Another method is to use the Archimedean axiom for the reals:

For any two positive reals $x$ and $y$, there is a positive integer $n$ such that $nx > y$.

We want to find a rational number $m/n$ such that $a < \frac{m}{n} < b$.

To do this, choose $n$ such that $n(b-a) > 1$, so that $\frac1{n} < b-a$.

Let $j = \lfloor na \rfloor$. Then $j \le na < j+1$ so $\frac{j}{n} \le a < \frac{j+1}{n} =\frac{j}{n}+\frac{1}{n} <a+(b-a) = b$.

Therefore the rational $\frac{j+1}{n}$ is between $a$ and $b$.

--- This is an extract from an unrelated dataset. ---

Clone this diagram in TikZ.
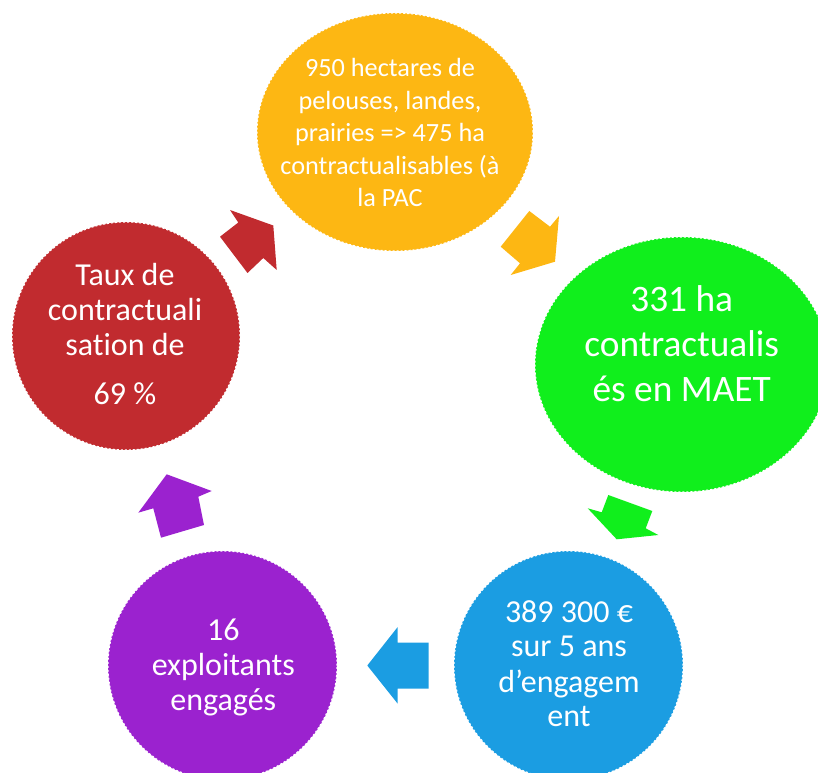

To find an irrational between $a$ and $b$, do the same as before, but choose $n$ such that $n(b-a) > 2$ and $j = \lfloor na \rfloor$. By the same reasoning, both $\frac{j+1}{n}$ and $\frac{j+2}{n}$ are between $a$ and $b$. Then $\frac{j+\sqrt{2}}{n}$ is an irrational that is between $a$ and $b$ since $a < \frac{j+1}{n} < \frac{j+\sqrt{2}}{n} < \frac{j+2}{n} < b$.

• What does the symbol ⌊na⌋ mean? – DrHAL Feb 11 '16 at 1:59
• Integer part or floor. $\lfloor x \rfloor$ is the largest integer $\le x$. – marty cohen Feb 11 '16 at 3:01

T maps from (0,1) to $(r,s)$, as the proof says! The point is that $a < r < r + (s-r)\frac{1}{\sqrt{2}} < r + (s-r)1 = s < b$, and the third number in that inequality is irrational (and lies in $(a,b)$). This only works because $0 < \frac{1}{\sqrt{2}} < 1$ — it doesn't work for all $t\in\mathbb{R}$.